UK to pay Veolia to destroy Syrian arms chemicals

LONDON (REUTERS) - Britain said on Thursday it will pay France's Veolia Environnement to incinerate 150 tonnes of Syrian poison gas precursors in northern England, the first deal for a private firm to help destroy Syria's chemical arms programme in the UK.

Facing the threat of US air strikes, the government of Bashar al-Assad last year promised to dismantle its chemical arsenal, telling the Organisation for the Prohibition of Chemical Weapons (OPCW) it had 1,300 tonnes of such weapons.

Foreign powers have scrambled to find countries to destroy the chemicals. The most toxic are first to be processed on board a U.S. ship. Less dangerous precursor chemicals are to be destroyed commercially at industrial facilities.

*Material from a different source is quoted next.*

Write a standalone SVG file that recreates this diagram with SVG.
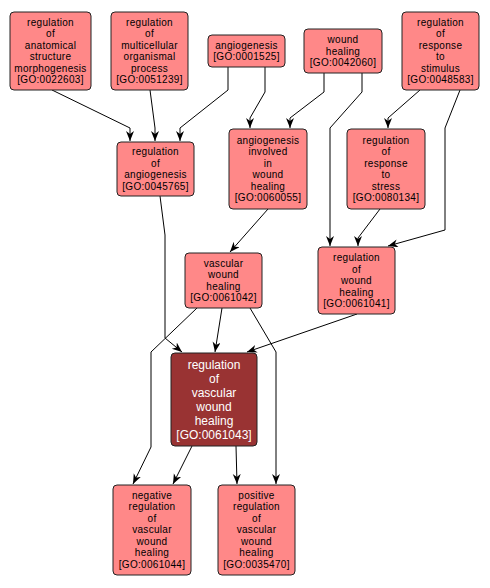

Britain agreed in December to destroy part of Syria's chemical weapons stockpile and to escort Scandinavian ships transporting the toxic cargo.

The industrial-grade chemicals, which are of the type used routinely in the pharmaceutical industry, will be processed at Veolia's high-temperature incineration plant at Ellesmere Port, near Liverpool on the west coast of northern England.

"It has been agreed that Veolia will facilitate the destruction of this material under an existing contract with the Ministry of Defence," said a spokesman from Britain's Foreign Office.

Estelle Brachlianoff, Veolia's executive vice-president, UK & Northern Europe, confirmed her company had won the work.

"We will continue to work closely with the Ministry of Defence and relevant UK authorities to ensure the safe destruction of these chemicals," she said in a statement.

Neither side said how much the new deal was worth.

Under a tight deadline agreed with the United States and Russia, Damascus has until the middle of this year to dismantle its entire chemical weapons programme.

The removal and destruction of the most dangerous chemical agents is supposed to be finished earlier, but the head of the OPCW said on Thursday that deadline was likely to slip.

A source familiar with the matter told Reuters earlier on Thursday that the British government was expected to award another, bigger contract for the destruction of Syrian chemicals at a later date.